3 Replies Latest reply on Apr 18, 2018 12:38 PM by Paul Gonzalez

    Aggregation Aggravation

    Paul Gonzalez

      As I started to compose this post it occurred to me that Tableau likes to aggregate data from two different sources, and that is the reason for my frustration. But hopefully by stating my problem here one of you knows a good work around.


      I'm building dashboards to display production metrics based on time stamps. I've found that I can display pretty nice graphs from a single data source, but when I start blending and or joining data, it aggregates in unpredictable and undesirable ways.

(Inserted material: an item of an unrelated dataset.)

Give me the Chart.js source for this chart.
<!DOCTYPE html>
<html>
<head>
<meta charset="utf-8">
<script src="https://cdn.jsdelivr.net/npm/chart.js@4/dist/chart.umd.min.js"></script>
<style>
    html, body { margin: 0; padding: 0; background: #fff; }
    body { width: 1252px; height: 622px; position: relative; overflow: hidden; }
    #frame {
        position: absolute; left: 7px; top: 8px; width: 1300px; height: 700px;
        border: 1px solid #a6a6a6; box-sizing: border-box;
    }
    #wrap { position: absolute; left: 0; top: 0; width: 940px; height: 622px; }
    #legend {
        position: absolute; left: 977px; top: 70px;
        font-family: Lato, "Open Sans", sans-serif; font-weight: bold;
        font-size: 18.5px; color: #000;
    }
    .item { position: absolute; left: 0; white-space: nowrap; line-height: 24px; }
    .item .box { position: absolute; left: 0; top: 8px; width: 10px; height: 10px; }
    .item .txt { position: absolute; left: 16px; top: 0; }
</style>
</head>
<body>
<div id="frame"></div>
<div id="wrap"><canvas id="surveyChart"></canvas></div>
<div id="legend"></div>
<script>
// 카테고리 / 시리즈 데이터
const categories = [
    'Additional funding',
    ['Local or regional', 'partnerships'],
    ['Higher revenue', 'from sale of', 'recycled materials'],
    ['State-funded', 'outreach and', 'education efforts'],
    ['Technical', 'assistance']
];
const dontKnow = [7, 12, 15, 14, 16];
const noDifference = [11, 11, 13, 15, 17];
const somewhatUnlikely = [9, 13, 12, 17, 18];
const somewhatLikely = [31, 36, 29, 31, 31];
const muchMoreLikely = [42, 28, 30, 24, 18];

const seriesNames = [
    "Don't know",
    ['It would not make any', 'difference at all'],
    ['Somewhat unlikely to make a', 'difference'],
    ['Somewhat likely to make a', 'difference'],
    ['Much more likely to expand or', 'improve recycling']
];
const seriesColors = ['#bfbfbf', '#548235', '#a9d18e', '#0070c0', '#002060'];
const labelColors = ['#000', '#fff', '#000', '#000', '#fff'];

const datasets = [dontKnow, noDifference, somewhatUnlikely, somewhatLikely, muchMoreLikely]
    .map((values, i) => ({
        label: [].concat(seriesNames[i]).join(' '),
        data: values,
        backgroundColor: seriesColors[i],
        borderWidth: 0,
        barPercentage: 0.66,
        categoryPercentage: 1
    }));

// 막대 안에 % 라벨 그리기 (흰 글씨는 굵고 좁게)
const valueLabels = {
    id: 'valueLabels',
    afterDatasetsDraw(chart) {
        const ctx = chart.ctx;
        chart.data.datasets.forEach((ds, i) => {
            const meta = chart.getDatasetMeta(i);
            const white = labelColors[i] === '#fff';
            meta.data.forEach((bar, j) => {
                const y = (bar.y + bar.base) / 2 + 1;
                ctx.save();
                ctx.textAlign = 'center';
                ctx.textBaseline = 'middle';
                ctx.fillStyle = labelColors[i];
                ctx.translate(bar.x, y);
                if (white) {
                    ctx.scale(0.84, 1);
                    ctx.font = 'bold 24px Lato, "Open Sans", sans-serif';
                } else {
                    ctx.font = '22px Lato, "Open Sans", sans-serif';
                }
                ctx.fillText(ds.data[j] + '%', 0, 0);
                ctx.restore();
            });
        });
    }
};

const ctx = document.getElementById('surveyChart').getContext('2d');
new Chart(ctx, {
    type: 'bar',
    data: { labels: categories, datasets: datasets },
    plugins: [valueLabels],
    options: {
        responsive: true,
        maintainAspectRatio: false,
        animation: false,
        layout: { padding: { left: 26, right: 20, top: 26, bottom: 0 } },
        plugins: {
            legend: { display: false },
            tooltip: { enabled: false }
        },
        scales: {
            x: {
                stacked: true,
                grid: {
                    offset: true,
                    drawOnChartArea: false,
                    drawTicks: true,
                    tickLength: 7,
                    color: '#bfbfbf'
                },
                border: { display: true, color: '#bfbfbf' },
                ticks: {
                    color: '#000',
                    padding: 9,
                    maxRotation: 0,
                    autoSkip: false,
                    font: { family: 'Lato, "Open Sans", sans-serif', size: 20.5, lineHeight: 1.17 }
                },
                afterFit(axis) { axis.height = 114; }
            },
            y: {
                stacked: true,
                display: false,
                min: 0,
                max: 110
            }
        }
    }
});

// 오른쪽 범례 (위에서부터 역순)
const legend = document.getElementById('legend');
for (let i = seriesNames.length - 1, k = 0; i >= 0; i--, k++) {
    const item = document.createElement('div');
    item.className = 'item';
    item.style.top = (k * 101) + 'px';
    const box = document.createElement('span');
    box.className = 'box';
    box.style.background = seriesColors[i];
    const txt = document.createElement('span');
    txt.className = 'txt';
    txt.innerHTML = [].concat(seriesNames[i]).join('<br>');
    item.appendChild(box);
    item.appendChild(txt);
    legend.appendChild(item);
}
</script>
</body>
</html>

      For instance, this is what I want:


      And this is what I don't want, and is the result of blending server data with a local table (the excel file below):



      What I'm trying to do I connect to a table with some constant values, in this case I need median values and a constant stating that there are 24 hours in a day to display my planned dashboard correctly.  This is EASY to accomplish in Excel by adding a column and putting values into it(see below), but since I'm pulling these values from our Tableau server it isn't as straight forward.  I suppose I could work out a solution with the server admin as to how to have these values available in our server connection, but it would be so much easier if I could find a way to add constants into my Tableau calculations.

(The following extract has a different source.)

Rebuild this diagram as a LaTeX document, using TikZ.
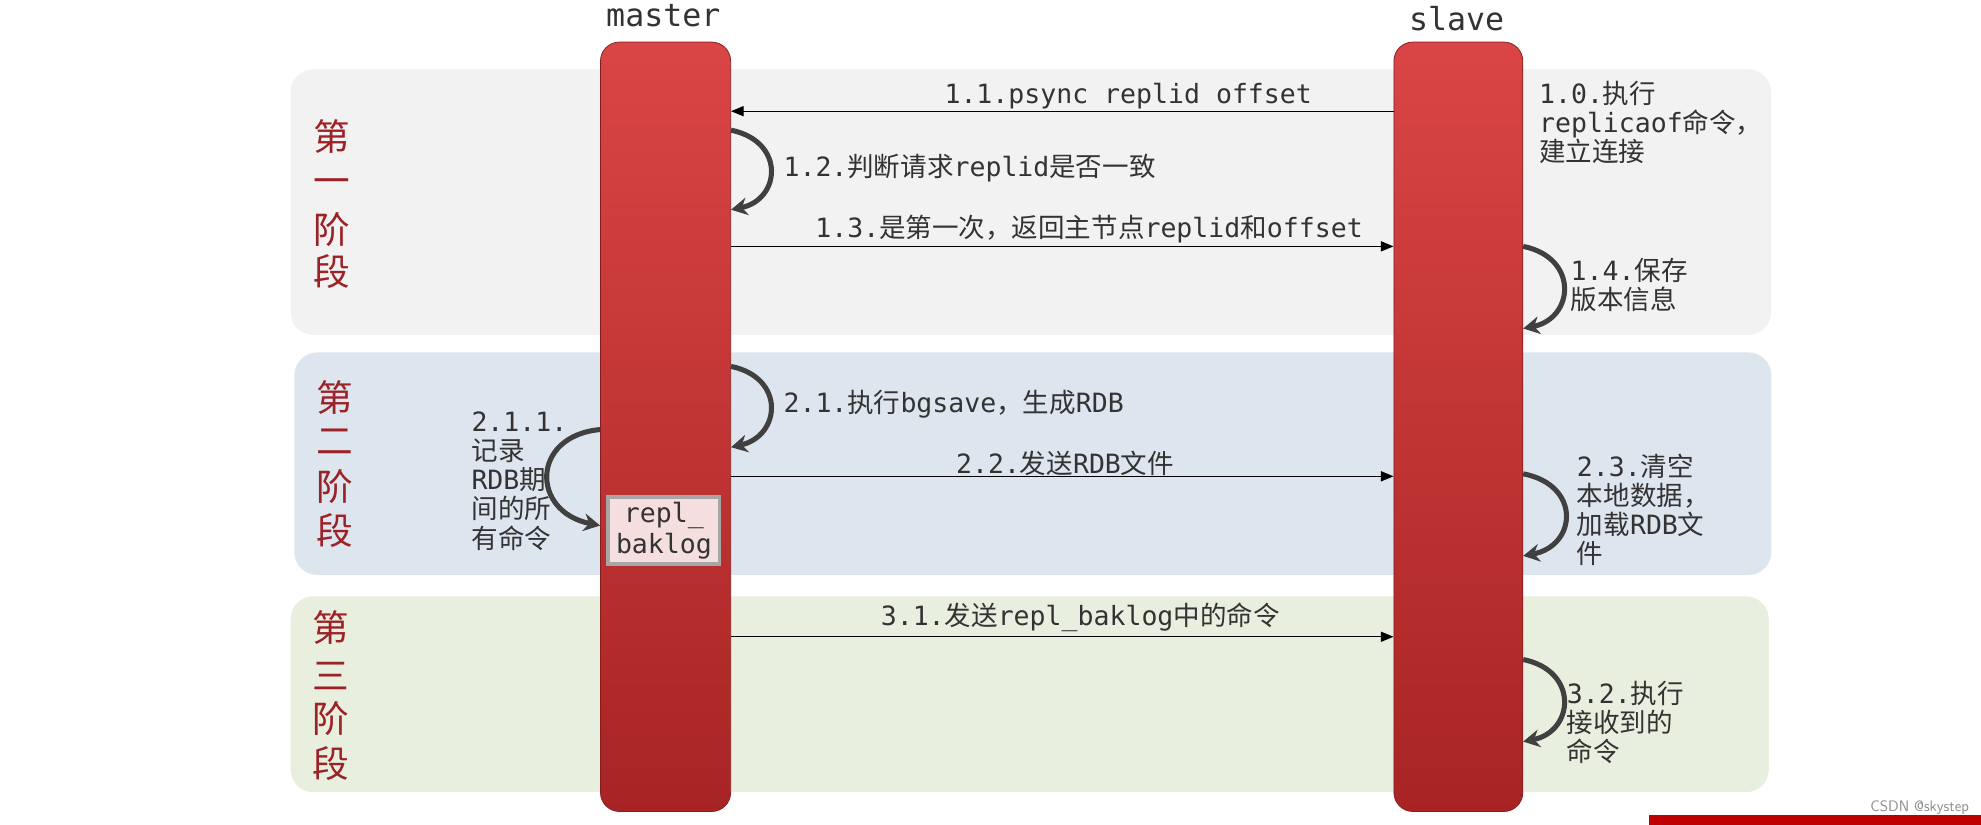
\documentclass[tikz,border=0pt]{standalone}
\usepackage{fontspec}
\setmainfont{DejaVu Sans Mono}
\newfontfamily\cjk{Noto Sans CJK SC}
\usetikzlibrary{arrows.meta}
\definecolor{txt}{HTML}{333333}
\definecolor{stg}{HTML}{9B2226}
\definecolor{redtop}{HTML}{DA4545}
\definecolor{redbot}{HTML}{A82424}
\tikzset{
  panel/.style={rounded corners=18pt, draw=none},
  bar/.style={rounded corners=15pt, top color=redtop, bottom color=redbot, draw=redbot!80!black, line width=0.6pt},
  msg/.style={-{Triangle[length=10pt,width=8pt]}, line width=1pt, black},
  loop/.style={-{Stealth[length=13pt,width=14pt]}, line width=4pt, black!75},
  lbl/.style={text=txt, font=\fontsize{21}{23}\selectfont, inner sep=0pt},
  ml/.style={lbl, align=left, anchor=north west},
  stage/.style={text=stg, font=\cjk\fontsize{29}{33}\selectfont, inner sep=0pt},
}
\newcommand{\z}[1]{{\cjk #1}}
\begin{document}
\begin{tikzpicture}[x=1pt,y=1pt]
\useasboundingbox[fill=white] (0,0) rectangle (1568,-653);
% panels
\fill[panel, fill={rgb,255:red,242;green,242;blue,242}] (230,-55) rectangle (1402,-265);
\fill[panel, fill={rgb,255:red,221;green,229;blue,239}] (233,-279) rectangle (1402,-455);
\fill[panel, fill={rgb,255:red,233;green,239;blue,223}] (230,-472) rectangle (1400,-627);
% stage labels
\node[stage] (s11) at (263,-108) {第}; \node[stage] (s12) at (263,-148) {一};
\node[stage] (s13) at (263,-182) {阶}; \node[stage] (s14) at (263,-215) {段};
\node[stage] (s21) at (265,-315) {第}; \node[stage] (s22) at (265,-350) {二};
\node[stage] (s23) at (265,-385) {阶}; \node[stage] (s24) at (265,-420) {段};
\node[stage] (s31) at (262,-497) {第}; \node[stage] (s32) at (262,-535) {三};
\node[stage] (s33) at (262,-569) {阶}; \node[stage] (s34) at (262,-604) {段};
% bars
\node[bar, minimum width=103pt, minimum height=609pt, anchor=north west] (master) at (475,-33) {};
\node[bar, minimum width=102pt, minimum height=609pt, anchor=north west] (slave) at (1103,-33) {};
\node[lbl, font=\fontsize{25}{28}\selectfont] (mlab) at (525,-12) {master};
\node[lbl, font=\fontsize{25}{28}\selectfont] (slab) at (1153,-15) {slave};
% repl_baklog
\node[draw=black!35, line width=3pt, fill={rgb,255:red,245;green,222;blue,222}, minimum width=88pt, minimum height=53pt, align=center, text=txt, font=\fontsize{21}{24}\selectfont, inner sep=0pt] (repl) at (525.5,-420) {repl\_\\baklog};
% coordinates
\foreach \n/\y in {a/88,b/195,c/377,d/504}{
  \coordinate (m\n) at (master.east |- 0,-\y);
  \coordinate (s\n) at (slave.west |- 0,-\y);
}
% messages
\draw[msg] (sa) -- (ma);
\node[lbl] (t11) at (893,-76) {1.1.psync replid offset};
\draw[msg] (mb) -- (sb);
\node[lbl] (t13) at (862,-181) {1.3.\z{是第一次，返回主节点}replid\z{和}offset};
\draw[msg] (mc) -- (sc);
\node[lbl] (t22) at (843,-367) {2.2.\z{发送}RDB\z{文件}};
\draw[msg] (md) -- (sd);
\node[lbl] (t31) at (855,-489) {3.1.\z{发送}repl\_baklog\z{中的命令}};
% self loops
\coordinate (l12a) at (master.east |- 0,-103); \coordinate (l12b) at (master.east |- 0,-166);
\draw[loop] (l12a) .. controls (622,-112) and (618,-158) .. (l12b);
\node[lbl, anchor=west] (t12) at (620,-133) {1.2.\z{判断请求}replid\z{是否一致}};
\coordinate (l21a) at (master.east |- 0,-290); \coordinate (l21b) at (master.east |- 0,-354);
\draw[loop] (l21a) .. controls (622,-299) and (618,-345) .. (l21b);
\node[lbl, anchor=west] (t21) at (620,-320) {2.1.\z{执行}bgsave\z{，生成}RDB};
\coordinate (l14a) at (slave.east |- 0,-195); \coordinate (l14b) at (slave.east |- 0,-260);
\draw[loop] (l14a) .. controls (1250,-204) and (1246,-252) .. (l14b);
\node[ml] (t14) at (1243,-204) {1.4.\z{保存}\\\z{版本信息}};
\coordinate (l23a) at (slave.east |- 0,-375); \coordinate (l23b) at (slave.east |- 0,-440);
\draw[loop] (l23a) .. controls (1252,-384) and (1248,-432) .. (l23b);
\node[ml] (t23) at (1248,-359) {2.3.\z{清空}\\\z{本地数据，}\\\z{加载}RDB\z{文}\\\z{件}};
\coordinate (l32a) at (slave.east |- 0,-522); \coordinate (l32b) at (slave.east |- 0,-587);
\draw[loop] (l32a) .. controls (1250,-531) and (1246,-579) .. (l32b);
\node[ml] (t32) at (1240,-539) {3.2.\z{执行}\\\z{接收到的}\\\z{命令}};
% left loop 2.1.1
\coordinate (l211a) at (master.west |- 0,-340); \coordinate (l211b) at (master.west |- 0,-416);
\draw[loop] (l211a) .. controls (420,-345) and (420,-405) .. (l211b);
\node[ml] (t211) at (373,-326) {2.1.1.\\\z{记录}\\RDB\z{期}\\\z{间的所}\\\z{有命令}};
% 1.0
\node[ml] (t10) at (1218,-64) {1.0.\z{执行}\\replicaof\z{命令，}\\\z{建立连接}};
% watermark
\fill[red!75!black] (1305,-645) rectangle (1568,-653);
\node[text=black!45, font=\fontsize{12}{13}\selectfont\sffamily, anchor=east] (wm) at (1562,-639) {CSDN @skystep};
\end{tikzpicture}
\end{document}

      Does anyone have any idea of how to add these constants into my data source without having it force me to aggregate?

        • 1. Re: Aggregation Aggravation
          Branden Kornell

          I think it's safe to hard-code the 24 hours/day into your calculations. That's not changing anytime soon. ;-)


          Can you join the values to your main data source on Process, or do you need the multiple different Process values available to your calculations?


          if that's the case, try pivoting the values for your constants so that, instead of rows, they appear in columns (Column A, B, C, etc., just like in Excel).


          The resulting table would be 1 row long, and you would join to your main data set on a 1=1 join. Then each row will have access to all the constant values.


          Though this seems like it's redundant (putting every value on every line), Tableau is efficient and there shouldn't be a big performance or space impact.

          • 2. Re: Aggregation Aggravation
            Shinichiro Murakami

            Hi Paul,


            It's quite difficult to understand your issue without seeing the data.

            Could you attach sample sample data and expected result as illustration.




            • 3. Re: Aggregation Aggravation
              Paul Gonzalez

              Sorry to both of you who responded, I didn't get back right away because I was off for a few days.


              Thank you Branden, that is a great idea. I'm also corresponding with my Tab Server Admin about how to handle this too.  But I think that your idea is perfect for proof of concept. 


              Shin, I'll try to mock something up.